For simpler scenarios or when you need more explicit control, you can implement caching manually using a Python dictionary. This approach gives you full control over when to store, retrieve, or invalidate cached items, but requires more boilerplate code.

python
import time

_cache = {}

def expensive_operation(key):
    if key in _cache:
        return _cache[key] # Return from cache
    
    # Simulate an expensive computation
    time.sleep(1)
    result = f"Data for {key} (computed at {time.time()})"
    
    _cache[key] = result # Store in cache
    return result

print("First call for 'item_a':")
start_time = time.time()
print(expensive_operation('item_a'))
print(f"Time taken: {time.time() - start_time:.4f} seconds\n")

print("Second call for 'item_a' (cached):")
start_time = time.time()
print(expensive_operation('item_a'))
print(f"Time taken: {time.time() - start_time:.4f} seconds\n")

print("First call for 'item_b':")
start_time = time.time()
print(expensive_operation('item_b'))
print(f"Time taken: {time.time() - start_time:.4f} seconds")

This manual approach lacks automatic cache eviction strategies (like LRU) and can grow indefinitely, potentially consuming too much memory if not managed carefully. It's suitable for fixed sets of data or when you implement your own eviction logic.

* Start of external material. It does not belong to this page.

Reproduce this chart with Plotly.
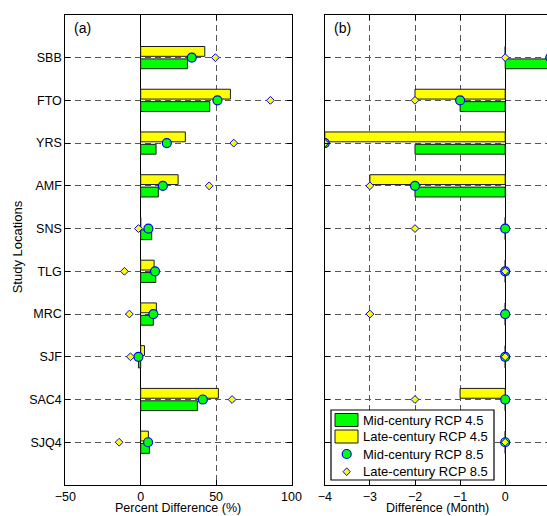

3. Using the `cachetools` Library

For more advanced caching needs, such as caches with time-based expiry (TTL/TTLCache), maximum size based on actual size (LIFOCache, FIFOCache), or integration with external storage, the cachetools library is an excellent third-party option. You'll need to install it first: pip install cachetools.

python
from cachetools import cached, TTLCache
import time

# Create a cache that expires items after 5 seconds and has a max size of 100 items
my_ttl_cache = TTLCache(maxsize=100, ttl=5)

@cached(cache=my_ttl_cache)
def fetch_external_data(id):
    print(f"Fetching data for ID {id} from external source...")
    time.sleep(2) # Simulate network delay
    return f"Data from API for ID {id} (fetched at {time.time()})"

print("First fetch for ID 1:")
start_time = time.time()
print(fetch_external_data(1))
print(f"Time taken: {time.time() - start_time:.4f} seconds\n")

print("Second fetch for ID 1 (cached):")
start_time = time.time()
print(fetch_external_data(1))
print(f"Time taken: {time.time() - start_time:.4f} seconds\n")

print("Waiting for cache to expire...")
time.sleep(6) # Wait for more than 5 seconds

print("Third fetch for ID 1 (after expiration):")
start_time = time.time()
print(fetch_external_data(1))
print(f"Time taken: {time.time() - start_time:.4f} seconds")

cachetools offers a rich set of cache types, making it suitable for complex caching policies beyond what functools.lru_cache provides out-of-the-box. It can also be used as a decorator similar to lru_cache.

Choosing the Right Caching Strategy

  • functools.lru_cache: Best for memoizing pure functions in memory, simple, and built-in.
  • Manual Dictionary: Good for simple, explicit control over a small, fixed set of cached items.
  • cachetools: Use for more advanced in-memory caching requirements like time-based expiration, different eviction policies (FIFO, LIFO), or when you need more fine-grained control than lru_cache.
  • External Caching (e.g., Redis, Memcached): For distributed systems, larger datasets, or persistent caching across application restarts, consider dedicated caching servers.